Re: check_disk not timing out!
Posted: Wed May 20, 2015 8:19 pm
by BanditBBS
It hangs and I have to abort the process Andy.
Re: check_disk not timing out!
Posted: Thu May 21, 2015 9:16 am
by abrist
Well, Dang. I guess we could just fork a child process (to stat the mount) and kill the pid after a timeout (if it is stale). I don't think any of the other nagios-plugins use forks though, so this may not generally be a good idea. A number of them do. I will look into forking stat() and then running a timeout on the child process - allowing us to kill it after timeout and exit critical. Sound fair?
Anyone out there have any other good ideas for detecting stale mounts using C?
Re: check_disk not timing out!
Posted: Thu May 21, 2015 9:46 am
by BanditBBS
abrist wrote:Well, Dang. I guess we could just fork a child process (to stat the mount) and kill the pid after a timeout (if it is stale). I don't think any of the other nagios-plugins use forks though, so this may not generally be a good idea. A number of them do. I will look into forking stat() and then running a timeout on the child process - allowing us to kill it after timeout and exit critical. Sound fair?

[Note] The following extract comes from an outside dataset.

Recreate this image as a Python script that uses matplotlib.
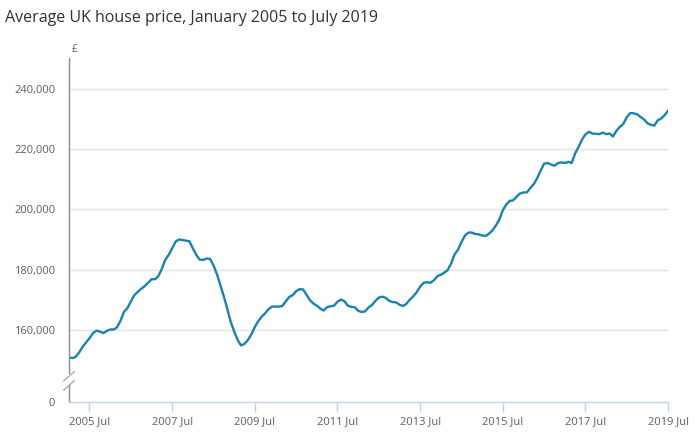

Anyone out there have any other good ideas for detecting stale mounts using C?
Definitely sounds fair to me Andy. Really, that seems about the best method and the other benefit would be I can remove my NFS check and just use check_disk to alert on stale mounts! That'll remove 1000 + checks for me
Re: check_disk not timing out!
Posted: Thu May 21, 2015 9:59 am
by abrist
I am worried though that we would have to fork() for each mount checked, track the pids, and then report on those that timeout or something. This could actually get a bit complicated, and add to the overhead of check_disk. I may need to think about this a bit.